Train service in France has almost returned to normal levels as strikes by rail workers over pension reform plans wind down.
The strike crippled public transport across France for two days
High speed TGV trains were operating normally and most regional trains were running, said rail operator SNCF.
The Paris transport authority, RATP, said service was "almost normal" except for two commuter rail lines which were not carrying any trains.
RATP has promised full service for Saturday night's rugby World Cup final.
Eurostar trains between London and Paris were also running normally as thousands of England and South Africa fans streamed into the French capital to watch their teams play.
'Relic of the past'
The protest is over plans by President Nicolas Sarkozy to end retirement privileges which let some public sector workers retire at 50 on full pensions.
In Portugal for an EU summit, Mr Sarkozy said he was open to negotiations, but the pension reforms would go ahead.
"I am committed to this reform.

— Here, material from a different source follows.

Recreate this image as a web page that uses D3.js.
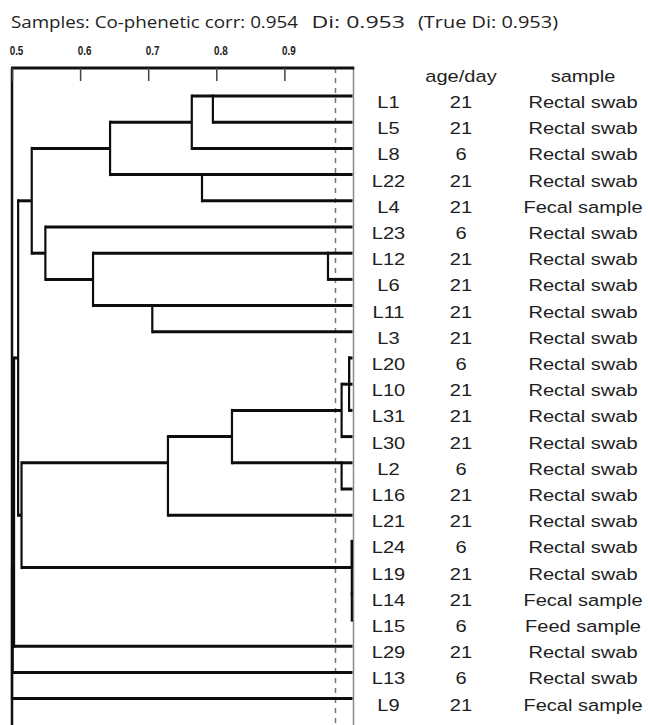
<!DOCTYPE html>
<html>
<head>
<meta charset="utf-8">
<script src="https://cdn.jsdelivr.net/npm/d3@7"></script>
<style>
  body { margin: 0; background: #fff; }
  svg { display: block; }
</style>
</head>
<body>
<svg id="chart" width="648" height="725"></svg>
<script>
// leaf order, top to bottom
var leaves = ["L1", "L5", "L8", "L22", "L4", "L23", "L12", "L6", "L11", "L3", "L20", "L10",
  "L31", "L30", "L2", "L16", "L21", "L24", "L19", "L14", "L15", "L29", "L13", "L9"];
var ages = [21, 21, 6, 21, 21, 6, 21, 21, 21, 21, 6, 21, 21, 21, 6, 21, 21, 6, 21, 21, 6, 21, 6, 21];
var samples = ["Rectal swab", "Rectal swab", "Rectal swab", "Rectal swab", "Fecal sample",
  "Rectal swab", "Rectal swab", "Rectal swab", "Rectal swab", "Rectal swab", "Rectal swab",
  "Rectal swab", "Rectal swab", "Rectal swab", "Rectal swab", "Rectal swab", "Rectal swab",
  "Rectal swab", "Rectal swab", "Fecal sample", "Feed sample", "Rectal swab", "Rectal swab",
  "Fecal sample"];

// merge steps: [child a, child b, similarity]; numbers point to earlier steps
var merges = [
  ["L1", "L5", 0.795],
  [0, "L8", 0.764],
  ["L22", "L4", 0.779],
  [1, 2, 0.644],
  ["L12", "L6", 0.964],
  ["L11", "L3", 0.706],
  [4, 5, 0.619],
  ["L23", 6, 0.549],
  [3, 7, 0.529],
  ["L20", "L10", 0.995],
  [9, "L31", 0.995],
  [10, "L30", 0.984],
  ["L2", "L16", 0.984],
  [11, 12, 0.823],
  [13, "L21", 0.729],
  ["L24", "L19", 0.999],
  ["L14", "L15", 0.999],
  [15, 16, 0.999],
  [14, 17, 0.514],
  [8, 18, 0.509],
  [19, "L29", 0.503],
  [20, "L13", 0.501],
  [21, "L9", 0.500]
];

var tickValues = [0.5, 0.6, 0.7, 0.8, 0.9];
var cutoff = 0.975;
var titleParts = ["Samples: Co-phenetic corr: 0.954", "Di: 0.953", "(True Di: 0.953)"];
var headers = ["age/day", "sample"];

var svg = d3.select("#chart");

var x = d3.scaleLinear().domain([0.5, 1.0]).range([12, 352.5]);
var y = d3.scaleLinear().domain([0, leaves.length - 1]).range([96, 698.6]);

var axisY = 68, rightX = 353.5;

// title
var titleX = [[11, 287], [311.5, 93.5], [418, 140]];
svg.selectAll("text.title").data(titleParts).enter().append("text")
  .attr("class", "title")
  .attr("x", function (d, i) { return titleX[i][0]; })
  .attr("y", 28)
  .attr("textLength", function (d, i) { return titleX[i][1]; })
  .attr("lengthAdjust", "spacingAndGlyphs")
  .style("font-family", "'Open Sans', 'Noto Sans', sans-serif")
  .style("font-size", "16px")
  .style("fill", "#222")
  .text(function (d) { return d; });

// frame
svg.append("line").attr("x1", rightX).attr("x2", rightX).attr("y1", axisY).attr("y2", 740)
  .attr("stroke", "#8a8a8a").attr("stroke-width", 1.5);
svg.append("line").attr("x1", 12).attr("x2", 12).attr("y1", axisY).attr("y2", 740)
  .attr("stroke", "#111").attr("stroke-width", 2.5);

// cut-off line
svg.append("line").attr("x1", x(cutoff)).attr("x2", x(cutoff)).attr("y1", axisY).attr("y2", 740)
  .attr("stroke", "#777").attr("stroke-width", 1.5).attr("stroke-dasharray", "5,5");

// top axis
var axis = d3.axisTop(x).tickValues(tickValues).tickSizeInner(-13).tickSizeOuter(0)
  .tickPadding(13).tickFormat(d3.format(".1f"));
var ag = svg.append("g").attr("transform", "translate(0," + axisY + ")").call(axis);
ag.select(".domain").attr("d", "M11,0H" + (rightX + 0.75))
  .attr("stroke", "#111").attr("stroke-width", 3.2);
ag.selectAll(".tick line").attr("stroke", "#444").attr("stroke-width", 1.5);
ag.selectAll(".tick text")
  .attr("transform", "translate(4,0) scale(0.76,1)")
  .style("font-family", "'Liberation Sans', Arial, sans-serif")
  .style("font-weight", "bold")
  .style("font-size", "13px")
  .style("fill", "#222");

// tree layout: leaves sit at similarity 1, joins sit at floor of the mean row of children
var pos = {};
leaves.forEach(function (d, i) { pos[d] = { row: i, v: 1.0 }; });
var nodes = [];
function getNode(k) { return typeof k === "number" ? nodes[k] : pos[k]; }
merges.forEach(function (m, i) {
  var a = getNode(m[0]), b = getNode(m[1]);
  nodes[i] = { a: a, b: b, v: m[2], row: Math.floor((a.row + b.row) / 2) };
});

var tree = svg.append("g").attr("fill", "none").attr("stroke", "#0d0d0d");

// horizontal arms: each child from its parent's join to its own position
var arms = [];
nodes.forEach(function (n) {
  arms.push({ from: n.v, to: n.a.v, row: n.a.row });
  arms.push({ from: n.v, to: n.b.v, row: n.b.row });
});
tree.selectAll("line.arm").data(arms).enter().append("line")
  .attr("class", "arm")
  .attr("x1", function (d) { return x(d.from); })
  .attr("x2", function (d) { return x(d.to); })
  .attr("y1", function (d) { return y(d.row); })
  .attr("y2", function (d) { return y(d.row); })
  .attr("stroke-width", 3);

// vertical joins
tree.selectAll("line.join").data(nodes).enter().append("line")
  .attr("class", "join")
  .attr("x1", function (d) { return x(d.v); })
  .attr("x2", function (d) { return x(d.v); })
  .attr("y1", function (d) { return y(d.a.row) - 1.5; })
  .attr("y2", function (d) { return y(d.b.row) + 1.5; })
  .attr("stroke-width", 2.2);

// labels
var labelFont = "'Liberation Sans', Arial, sans-serif";
var cols = [
  { cx: 388.5, values: leaves },
  { cx: 461, values: ages },
  { cx: 583, values: samples }
];
function putText(g, cx, row, txt) {
  g.append("text")
    .attr("transform", "translate(" + cx + "," + (y(row) + 12) + ") scale(1.18,1)")
    .attr("text-anchor", "middle")
    .style("font-family", labelFont)
    .style("font-size", "17px")
    .style("fill", "#1e1e1e")
    .text(txt);
}
var lab = svg.append("g");
cols.forEach(function (c) {
  c.values.forEach(function (v, i) { putText(lab, c.cx, i, v); });
});
putText(lab, cols[1].cx, -1, headers[0]);
putText(lab, cols[2].cx, -1, headers[1]);
</script>
</body>
</html>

It will happen," he said.
Mr Sarkozy has vowed to phase out 'special regimes'
Mr Sarkozy says the special pension arrangements for some transport and energy workers are a relic of the past.
Union leaders will meet on Monday to decide whether to hold more large-scale strikes.
Opinion polls suggest that 60% of French people oppose the industrial action.
The strikes are the biggest test so far of President Sarkozy's reform package.
His predecessor Jacques Chirac tried to abolish special pension regulations when he came to power in 1995, but backed down after three weeks of strikes.